- **Task statement**: Produce an exact transcription of the listing below, omitting the pictures.

- **Collected material**:
»»
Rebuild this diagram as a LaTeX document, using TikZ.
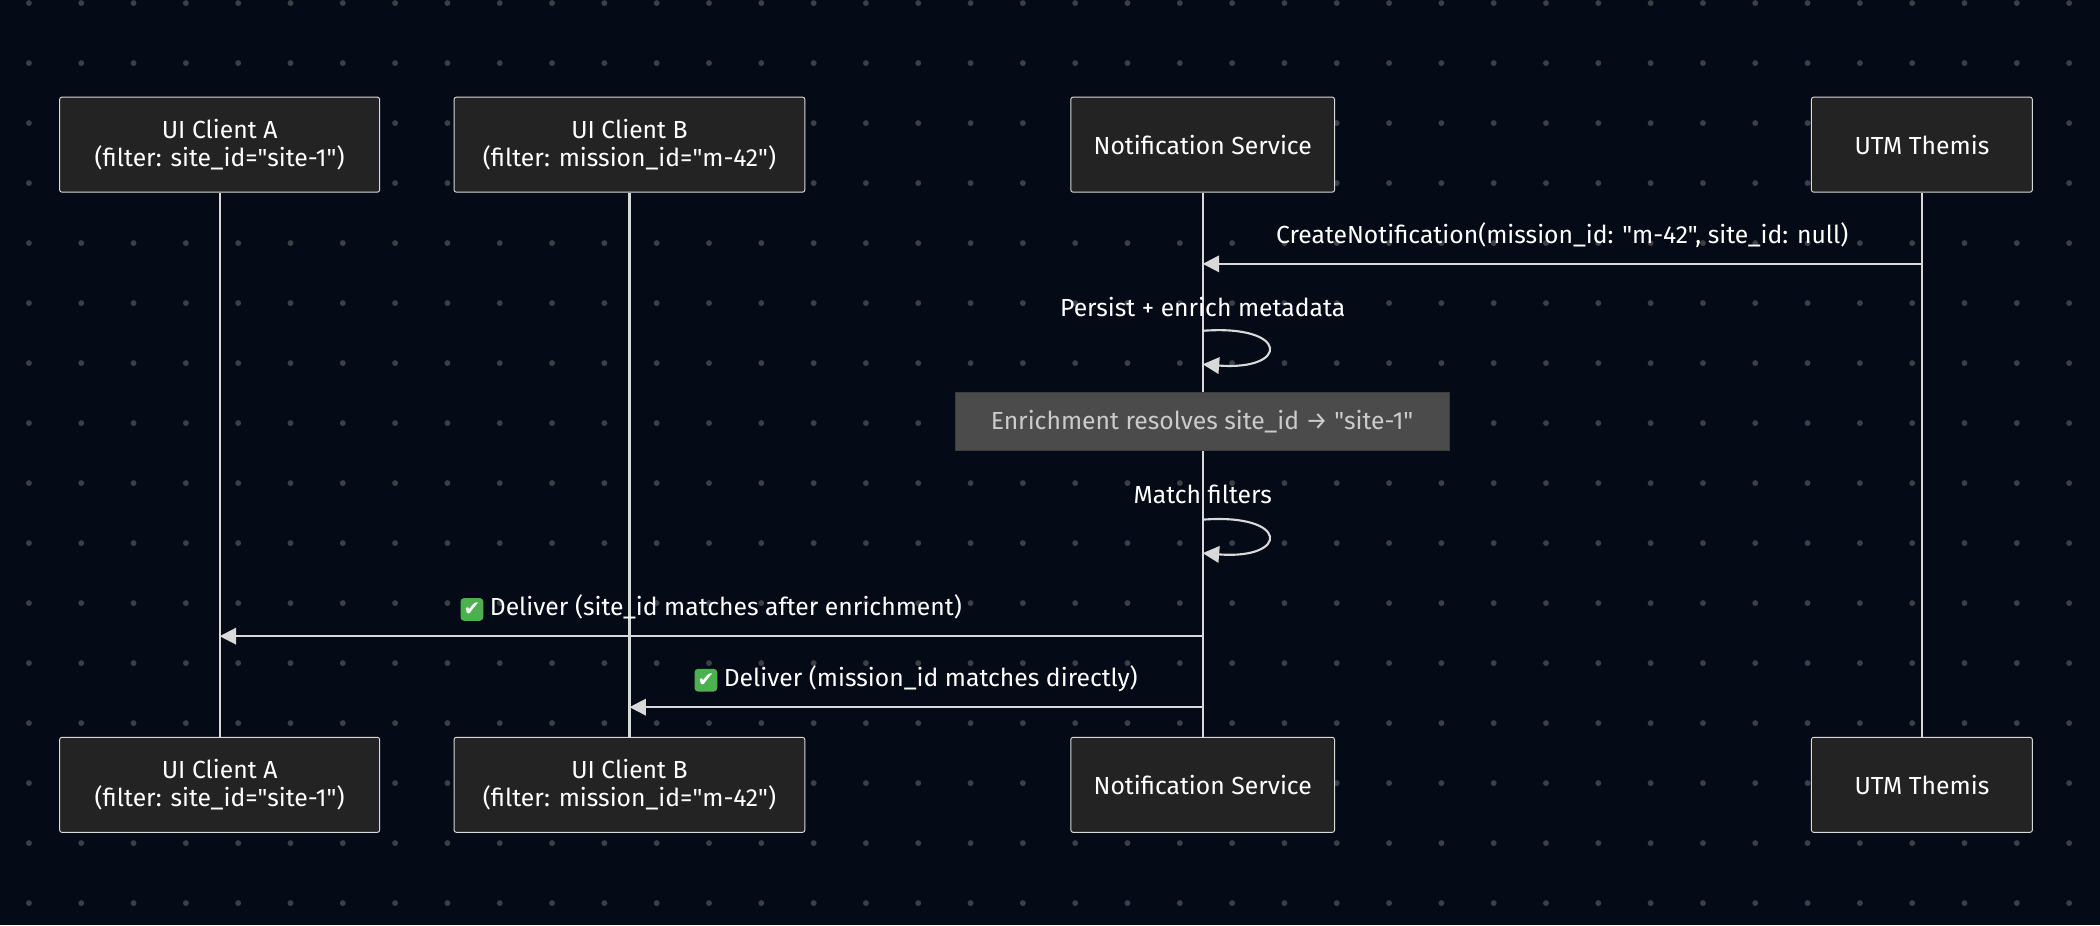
\documentclass[tikz,border=0pt]{standalone}
\usepackage{fontspec}
\setmainfont{Fira Sans}[Ligatures=TeXOff]
\newfontfamily\symfont{DejaVu Sans}
\usetikzlibrary{arrows.meta,positioning}
\definecolor{bgcol}{HTML}{050A17}
\definecolor{boxcol}{HTML}{232323}
\definecolor{linecol}{HTML}{D9D9D9}
\definecolor{notecol}{HTML}{4A4B4A}
\definecolor{chkcol}{HTML}{4CAF50}
\newcommand{\okmark}{\tikz[baseline=(m.base)]\node[fill=chkcol, rounded corners=1.5pt, text=white, inner sep=1pt, minimum size=0.34cm, font=\symfont\bfseries\fontsize{8.5}{9}\selectfont] (m) {✔};}
\tikzset{
  actor/.style={draw=linecol, fill=boxcol, rectangle, rounded corners=1pt, text=white, align=center, minimum height=1.42cm, font=\fontsize{10.5}{12}\selectfont},
  life/.style={draw=linecol, line width=0.9pt},
  msg/.style={draw=linecol, line width=0.9pt, -{Triangle[length=7pt,width=7pt]}},
  lbl/.style={text=white, font=\fontsize{10.5}{12}\selectfont},
  note/.style={draw=notecol!80!black, fill=notecol, text=linecol!85!gray, minimum width=7.38cm, minimum height=0.86cm, font=\fontsize{10.5}{12}\selectfont}
}
\begin{document}
\begin{tikzpicture}[x=0.02cm,y=-0.02cm]
  \fill[bgcol] (0,0) rectangle (1568,691);
  \useasboundingbox (0,0) rectangle (1568,691);
  \foreach \i in {0,...,40} \foreach \j in {0,...,15}
    \fill[gray!45!bgcol] (21.6+39.06*\i, 2.3+44.8*\j) circle (2.2);
  % actors on top
  \node[actor, minimum width=4.78cm] (a) at (164,108) {UI Client A\\(filter: site\_id="site-1")};
  \node[actor, minimum width=5.24cm] (b) at (470,108) {UI Client B\\(filter: mission\_id="m-42")};
  \node[actor, minimum width=3.94cm] (n) at (898,108) {Notification Service};
  \node[actor, minimum width=3.30cm] (u) at (1435,108) {UTM Themis};
  % actors at the bottom
  \node[actor, minimum width=4.78cm] (a2) at (164,586) {UI Client A\\(filter: site\_id="site-1")};
  \node[actor, minimum width=5.24cm] (b2) at (470,586) {UI Client B\\(filter: mission\_id="m-42")};
  \node[actor, minimum width=3.94cm] (n2) at (898,586) {Notification Service};
  \node[actor, minimum width=3.30cm] (u2) at (1435,586) {UTM Themis};
  \path[life] (a) -- (a2);
  \path[life] (b) -- (b2);
  \path[life] (n) -- (n2);
  \path[life] (u) -- (u2);
  % messages
  \coordinate (u1) at (1435,197);
  \coordinate (n1) at (898,197);
  \path[msg] (u1) -- node[lbl, above=3pt] {CreateNotification(mission\_id: "m-42", site\_id: null)} (n1);
  \coordinate (s1) at (898,247);
  \path[msg] (s1) .. controls +(65,-5) and +(65,5) .. +(0,25);
  \node[lbl] (t1) at (898,229) {Persist + enrich metadata};
  \node[note] (nt) at (897.5,314.5) {Enrichment resolves site\_id → "site-1"};
  \coordinate (s2) at (898,388);
  \path[msg] (s2) .. controls +(65,-5) and +(65,5) .. +(0,25);
  \node[lbl] (t2) at (898,369) {Match filters};
  \coordinate (n3) at (898,475);
  \coordinate (a3) at (164,475);
  \path[msg] (n3) -- node[lbl, above=3pt] {\okmark\ Deliver (site\_id matches after enrichment)} (a3);
  \coordinate (n4) at (898,528);
  \coordinate (b4) at (470,528);
  \path[msg] (n4) -- node[lbl, above=3pt] {\okmark\ Deliver (mission\_id matches directly)} (b4);
\end{tikzpicture}
\end{document}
««
- **Written reply**:
Rebuild this diagram as a LaTeX document, using TikZ.
\documentclass[tikz,border=0pt]{standalone}
\usepackage{fontspec}
\setmainfont{Fira Sans}[Ligatures=TeXOff]
\newfontfamily\symfont{DejaVu Sans}
\usetikzlibrary{arrows.meta,positioning}
\definecolor{bgcol}{HTML}{050A17}
\definecolor{boxcol}{HTML}{232323}
\definecolor{linecol}{HTML}{D9D9D9}
\definecolor{notecol}{HTML}{4A4B4A}
\definecolor{chkcol}{HTML}{4CAF50}
\newcommand{\okmark}{\tikz[baseline=(m.base)]\node[fill=chkcol, rounded corners=1.5pt, text=white, inner sep=1pt, minimum size=0.34cm, font=\symfont\bfseries\fontsize{8.5}{9}\selectfont] (m) {✔};}
\tikzset{
  actor/.style={draw=linecol, fill=boxcol, rectangle, rounded corners=1pt, text=white, align=center, minimum height=1.42cm, font=\fontsize{10.5}{12}\selectfont},
  life/.style={draw=linecol, line width=0.9pt},
  msg/.style={draw=linecol, line width=0.9pt, -{Triangle[length=7pt,width=7pt]}},
  lbl/.style={text=white, font=\fontsize{10.5}{12}\selectfont},
  note/.style={draw=notecol!80!black, fill=notecol, text=linecol!85!gray, minimum width=7.38cm, minimum height=0.86cm, font=\fontsize{10.5}{12}\selectfont}
}
\begin{document}
\begin{tikzpicture}[x=0.02cm,y=-0.02cm]
  \fill[bgcol] (0,0) rectangle (1568,691);
  \useasboundingbox (0,0) rectangle (1568,691);
  \foreach \i in {0,...,40} \foreach \j in {0,...,15}
    \fill[gray!45!bgcol] (21.6+39.06*\i, 2.3+44.8*\j) circle (2.2);
  % actors on top
  \node[actor, minimum width=4.78cm] (a) at (164,108) {UI Client A\\(filter: site\_id="site-1")};
  \node[actor, minimum width=5.24cm] (b) at (470,108) {UI Client B\\(filter: mission\_id="m-42")};
  \node[actor, minimum width=3.94cm] (n) at (898,108) {Notification Service};
  \node[actor, minimum width=3.30cm] (u) at (1435,108) {UTM Themis};
  % actors at the bottom
  \node[actor, minimum width=4.78cm] (a2) at (164,586) {UI Client A\\(filter: site\_id="site-1")};
  \node[actor, minimum width=5.24cm] (b2) at (470,586) {UI Client B\\(filter: mission\_id="m-42")};
  \node[actor, minimum width=3.94cm] (n2) at (898,586) {Notification Service};
  \node[actor, minimum width=3.30cm] (u2) at (1435,586) {UTM Themis};
  \path[life] (a) -- (a2);
  \path[life] (b) -- (b2);
  \path[life] (n) -- (n2);
  \path[life] (u) -- (u2);
  % messages
  \coordinate (u1) at (1435,197);
  \coordinate (n1) at (898,197);
  \path[msg] (u1) -- node[lbl, above=3pt] {CreateNotification(mission\_id: "m-42", site\_id: null)} (n1);
  \coordinate (s1) at (898,247);
  \path[msg] (s1) .. controls +(65,-5) and +(65,5) .. +(0,25);
  \node[lbl] (t1) at (898,229) {Persist + enrich metadata};
  \node[note] (nt) at (897.5,314.5) {Enrichment resolves site\_id → "site-1"};
  \coordinate (s2) at (898,388);
  \path[msg] (s2) .. controls +(65,-5) and +(65,5) .. +(0,25);
  \node[lbl] (t2) at (898,369) {Match filters};
  \coordinate (n3) at (898,475);
  \coordinate (a3) at (164,475);
  \path[msg] (n3) -- node[lbl, above=3pt] {\okmark\ Deliver (site\_id matches after enrichment)} (a3);
  \coordinate (n4) at (898,528);
  \coordinate (b4) at (470,528);
  \path[msg] (n4) -- node[lbl, above=3pt] {\okmark\ Deliver (mission\_id matches directly)} (b4);
\end{tikzpicture}
\end{document}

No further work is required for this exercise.